On en parle depuis plus de 10 ans, mais la mise en place d'une loi obligeant les fabricants alimentaires à afficher la présence d'organismes génétiquement modifiés (OGM) au Vermont semble inspirer ses voisins. Au Québec, le ministre de l'Agriculture, des Pêcheries et de l'Alimentation (MAPAQ), Pierre Paradis, travaille sur un projet de loi qu'il veut élaborer en harmonie avec l'Ontario.

«Sur le plan de la réglementation, si on arrivait à uniformiser le Québec, le Vermont et l'Ontario, on aurait un bassin de consommateurs important et ça se répandrait rapidement dans tout le reste de l'Amérique», a expliqué le ministre Paradis, qui rencontre aujourd'hui son homologue ontarienne. Les OGM sont au menu. «On a débuté des pourparlers avec l'Ontario il y a un an et demi, précise Pierre Paradis. Au début, c'était difficile, mais on voit maintenant qu'ils l'écrivent eux-mêmes à l'ordre du jour [des rencontres]. Je ne tiens rien pour acquis, mais il y a des progrès à ce sujet du côté de l'Ontario.» 

Le ministre québécois a fait ses devoirs: il s'est rendu au Vermont afin d'en apprendre davantage sur les étapes qui ont mené à l'adoption de la loi. Et sur ce qui a suivi. «On a eu accès à toute leur documentation, aux résumés de leurs causes devant les tribunaux. C'est une alliance qui est naturelle, dit Pierre Paradis. Je pense que le Vermont était fier de nous voir arriver et nous, on était fiers de profiter de leur expérience.» 

Cela étant dit, Québec n'est pas prêt à annoncer la même mesure pour l'instant. Le ministre de l'Agriculture refuse de mettre un échéancier à ses intentions. «Le droit du consommateur de savoir est un droit qui n'est pas facile à inscrire dans un texte législatif, dit-il. On vient de terminer la loi sur le bien-être animal. Ç'a été, sur le plan législatif, tout un défi. L'autre loi va être un défi comparable. On tente d'arriver avec un produit fini qui, on l'espère, va recevoir le même appui de l'Assemblée nationale.» 

L'UPA est favorable 

L'Union des producteurs agricoles du Québec (UPA) est favorable à l'affichage obligatoire des OGM, à condition que ce soit bien fait. 

«On est favorables, mais ce qu'on voit présentement, c'est que l'industrie prend les devants», s'inquiète tout de même le président de l'UPA, Marcel Groleau. «On ne veut pas se retrouver dans une situation comparable à ce qui est arrivé lorsque les fabricants se sont mis à afficher "sans cholestérol" sur leurs produits. Ils voulaient jouer sur la phobie du cholestérol pour vendre des produits qui n'en contenaient pas de toute façon.» 

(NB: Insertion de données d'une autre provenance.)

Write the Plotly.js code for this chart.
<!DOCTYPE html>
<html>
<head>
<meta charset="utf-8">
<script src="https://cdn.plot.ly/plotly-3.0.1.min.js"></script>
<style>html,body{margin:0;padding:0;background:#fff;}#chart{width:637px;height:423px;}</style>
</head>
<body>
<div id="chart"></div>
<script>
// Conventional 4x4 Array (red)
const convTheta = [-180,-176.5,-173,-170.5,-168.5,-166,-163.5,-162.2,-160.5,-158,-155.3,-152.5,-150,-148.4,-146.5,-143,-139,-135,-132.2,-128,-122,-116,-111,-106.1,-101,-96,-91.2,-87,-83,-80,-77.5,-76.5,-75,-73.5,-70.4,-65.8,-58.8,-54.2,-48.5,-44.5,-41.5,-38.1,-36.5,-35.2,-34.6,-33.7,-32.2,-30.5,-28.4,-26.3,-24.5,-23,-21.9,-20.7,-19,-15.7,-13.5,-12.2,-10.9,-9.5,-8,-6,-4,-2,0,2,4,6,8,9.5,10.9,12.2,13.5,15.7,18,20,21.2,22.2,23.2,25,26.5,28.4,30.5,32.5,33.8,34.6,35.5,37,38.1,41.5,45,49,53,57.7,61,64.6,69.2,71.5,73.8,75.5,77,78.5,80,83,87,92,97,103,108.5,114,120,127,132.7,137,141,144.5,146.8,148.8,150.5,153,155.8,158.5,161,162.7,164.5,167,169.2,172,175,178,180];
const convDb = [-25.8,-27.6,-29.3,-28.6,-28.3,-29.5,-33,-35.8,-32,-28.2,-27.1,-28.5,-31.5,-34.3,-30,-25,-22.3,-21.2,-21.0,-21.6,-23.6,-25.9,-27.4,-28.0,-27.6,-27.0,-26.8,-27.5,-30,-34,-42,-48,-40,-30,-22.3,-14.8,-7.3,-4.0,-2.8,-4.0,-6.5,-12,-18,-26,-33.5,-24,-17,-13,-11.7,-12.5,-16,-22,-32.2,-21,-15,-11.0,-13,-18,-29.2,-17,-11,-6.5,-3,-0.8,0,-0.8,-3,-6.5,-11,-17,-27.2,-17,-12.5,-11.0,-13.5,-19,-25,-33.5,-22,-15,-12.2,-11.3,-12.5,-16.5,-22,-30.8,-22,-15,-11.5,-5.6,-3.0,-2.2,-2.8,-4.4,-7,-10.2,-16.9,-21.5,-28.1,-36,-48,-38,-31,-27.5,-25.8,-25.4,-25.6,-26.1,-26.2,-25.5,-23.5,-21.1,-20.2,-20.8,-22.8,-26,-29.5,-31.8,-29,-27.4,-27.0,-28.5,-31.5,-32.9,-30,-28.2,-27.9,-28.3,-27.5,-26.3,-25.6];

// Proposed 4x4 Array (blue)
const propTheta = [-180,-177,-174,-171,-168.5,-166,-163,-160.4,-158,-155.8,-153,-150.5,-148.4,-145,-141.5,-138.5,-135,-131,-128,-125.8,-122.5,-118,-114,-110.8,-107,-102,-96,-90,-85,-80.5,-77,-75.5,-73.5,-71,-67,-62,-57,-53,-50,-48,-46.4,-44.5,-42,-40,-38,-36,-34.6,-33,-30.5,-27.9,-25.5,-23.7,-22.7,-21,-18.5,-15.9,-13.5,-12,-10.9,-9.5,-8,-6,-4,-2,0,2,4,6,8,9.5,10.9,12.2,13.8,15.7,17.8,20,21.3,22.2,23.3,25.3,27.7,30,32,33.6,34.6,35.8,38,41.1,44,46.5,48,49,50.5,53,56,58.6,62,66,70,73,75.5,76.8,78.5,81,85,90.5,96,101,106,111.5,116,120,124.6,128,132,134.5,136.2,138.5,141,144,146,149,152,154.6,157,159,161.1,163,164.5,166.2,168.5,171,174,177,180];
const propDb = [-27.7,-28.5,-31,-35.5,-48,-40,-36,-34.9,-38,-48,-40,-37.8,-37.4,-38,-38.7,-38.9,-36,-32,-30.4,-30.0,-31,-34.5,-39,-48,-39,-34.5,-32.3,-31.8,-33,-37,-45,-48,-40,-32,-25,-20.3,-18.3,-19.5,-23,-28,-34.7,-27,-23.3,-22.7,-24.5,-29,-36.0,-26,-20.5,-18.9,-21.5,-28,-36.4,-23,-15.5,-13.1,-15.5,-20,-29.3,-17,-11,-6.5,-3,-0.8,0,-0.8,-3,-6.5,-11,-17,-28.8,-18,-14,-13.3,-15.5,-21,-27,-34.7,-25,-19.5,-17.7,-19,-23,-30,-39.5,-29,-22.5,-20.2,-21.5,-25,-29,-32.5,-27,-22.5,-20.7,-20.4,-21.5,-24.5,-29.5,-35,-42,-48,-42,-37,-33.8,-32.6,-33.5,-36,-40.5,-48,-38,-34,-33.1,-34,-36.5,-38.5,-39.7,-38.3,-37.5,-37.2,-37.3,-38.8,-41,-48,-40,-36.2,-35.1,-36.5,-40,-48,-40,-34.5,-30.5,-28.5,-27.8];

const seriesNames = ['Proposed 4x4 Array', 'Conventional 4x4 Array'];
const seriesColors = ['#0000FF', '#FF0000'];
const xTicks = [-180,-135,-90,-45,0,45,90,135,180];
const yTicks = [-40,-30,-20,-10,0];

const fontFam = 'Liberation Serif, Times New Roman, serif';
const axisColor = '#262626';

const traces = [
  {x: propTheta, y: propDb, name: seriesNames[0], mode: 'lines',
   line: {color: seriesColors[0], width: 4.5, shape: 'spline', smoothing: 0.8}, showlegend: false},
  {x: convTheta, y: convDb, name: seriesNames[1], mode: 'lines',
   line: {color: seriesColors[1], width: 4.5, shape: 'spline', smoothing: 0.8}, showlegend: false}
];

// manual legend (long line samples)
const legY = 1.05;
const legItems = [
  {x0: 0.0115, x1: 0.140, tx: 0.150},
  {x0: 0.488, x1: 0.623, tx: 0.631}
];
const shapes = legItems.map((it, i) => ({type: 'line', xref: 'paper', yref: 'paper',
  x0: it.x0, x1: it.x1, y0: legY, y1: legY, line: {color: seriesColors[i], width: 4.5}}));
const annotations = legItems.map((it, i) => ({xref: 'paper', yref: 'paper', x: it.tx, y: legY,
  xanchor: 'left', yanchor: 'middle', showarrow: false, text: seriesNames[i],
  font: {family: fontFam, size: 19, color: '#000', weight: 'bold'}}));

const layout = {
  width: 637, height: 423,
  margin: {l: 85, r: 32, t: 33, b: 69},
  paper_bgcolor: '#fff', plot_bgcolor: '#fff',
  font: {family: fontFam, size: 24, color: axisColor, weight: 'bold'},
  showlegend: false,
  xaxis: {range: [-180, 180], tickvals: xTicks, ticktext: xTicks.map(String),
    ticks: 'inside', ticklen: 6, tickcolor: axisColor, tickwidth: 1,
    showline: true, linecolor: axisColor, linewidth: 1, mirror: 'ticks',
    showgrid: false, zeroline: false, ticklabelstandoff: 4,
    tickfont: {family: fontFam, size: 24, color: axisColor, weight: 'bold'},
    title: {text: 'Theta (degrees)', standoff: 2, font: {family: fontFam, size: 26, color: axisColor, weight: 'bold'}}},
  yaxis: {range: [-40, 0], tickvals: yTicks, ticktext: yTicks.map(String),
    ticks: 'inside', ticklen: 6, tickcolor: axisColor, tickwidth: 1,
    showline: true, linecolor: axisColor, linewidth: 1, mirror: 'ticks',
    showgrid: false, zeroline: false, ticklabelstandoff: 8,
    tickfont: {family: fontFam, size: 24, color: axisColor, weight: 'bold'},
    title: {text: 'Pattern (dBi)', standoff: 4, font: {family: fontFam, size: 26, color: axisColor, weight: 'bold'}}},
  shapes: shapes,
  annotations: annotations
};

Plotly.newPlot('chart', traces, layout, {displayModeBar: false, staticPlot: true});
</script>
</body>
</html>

Le président de l'UPA estime qu'il y a encore beaucoup de fils à attacher avant que l'on impose l'affichage obligatoire. Sur le plan de la surveillance, notamment. «Nous voulons que les informations puissent être vérifiées, dit Marcel Groleau. Les produits bios sont certifiés grâce aux vérifications faites par des agences de certification neutres. Le virage sans OGM repose sur l'autovérification et la tolérance de chacun quant à la présence maximale tolérée dans le produit.» 

L'affichage obligatoire pourrait-il mener à une diminution de l'utilisation des OGM, dans les recettes des grands fabricants comme dans les champs des agriculteurs? 

«Oui, répond Marcel Groleau. Les compagnies vont aller vers des produits qui plairont aux consommateurs. Et en agriculture, c'est déjà le cas. De plus en plus de producteurs reviennent vers le maïs conventionnel. Il y a une tendance qui va vers ça. Les fabricants vont vouloir rassurer leurs consommateurs.» 

Devenir un leader

Thibault Rehn, directeur du groupe québécois Vigilance OGM, est d'accord. «Une fois qu'on donne l'information aux gens, dit-il, ils n'en achètent plus. Alors les fabricants changent leurs formulations. La transparence permet alors, indirectement, de réduire les surfaces de plantations d'OGM.» 

«Il y a un momentum en ce moment, poursuit Thibault Rehn, avec le Vermont, Campbell, General Mills. Pour moi, l'étiquetage est obligatoire et on s'en va vers ça. On peut choisir d'être un leader ou attendre encore 10 ans de plus et être les derniers en Amérique du Nord à le faire. Le Québec est mûr pour ce genre de loi. L'étiquetage est déjà obligatoire dans 64 pays, dont l'Inde, le Japon, le Brésil et les pays d'Europe. Ça fait déjà trop longtemps qu'on attend.»